On March 8th 2020, the International Day of the Rights of Women, Ibutwa began a new partnership with the maternity care center Mère-Enfant, a health center located in Uvira territory in the South Kivu Region of the DR Congo. In French, Mère-Enfant translates to Mother-Child Center. This new partnership will provide accessible and affordable childbirth help to women in need.
Expecting a child may be a happy event in other places, but in Uvira in particular, and the eastern part of the Democratic Republic of Congo in general, it’s an ordeal that many pregnant women undergo. The expense of care in childbirth is not accessible to all women, which obliges them to try to give birth in their communities with only the aid of matrons, to avoid becoming prisoners in health-care facilities because they lack the funds for maternal care. The rate of maternal mortality is 625 deaths out of 100,000 live births, and it is among the highest rates in the world. Poverty constitutes a barrier to access to a risk-free childbirth with qualified medical care. The rate of cesarean births is also high; women who cannot pay the cost find themselves confined in health-care facilities for many months.
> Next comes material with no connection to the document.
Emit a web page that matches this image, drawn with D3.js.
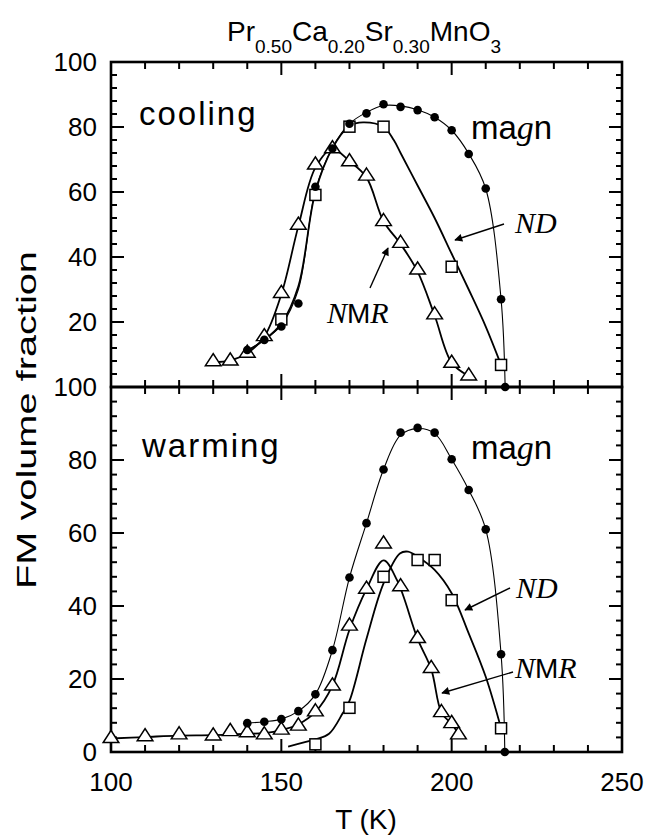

Over the course of the next three months, Ibutwa will take on Mère-Enfant expenses for eutocic [natural, unproblematic] childbirths as well as pay for the expense of child births, including caesareans, to women in situations of great financial insecurity. Ibutwa will be contributing a total of $500 US Dollars with the hope of providing a system that makes qualified help in childbirth accessible and available, even free for women in precarious financial situations, and guarantees the availability of qualified midwives 24 hours a day.
This partnership, which is in its initial phase, aims to diminish considerably the number of childbirths at home and in prayer rooms without qualified aid for delivery, and to avoid detaining women in maternity facilities for lack of funds to pay for delivery. This will noticeably reduce the rate of maternal, neonatal, and infant mortality, as well as the complications linked to childbirth in Uvira. The number of women in great financial insecurity kept in various health-care facilities will gradually disappear.
At the end of the four months, July 2020, the partnership will be evaluated for renewal with the possibility to be extended to Kamanyola, a village in South Kivu in the territory of Walungu, where there are also a great number of home births.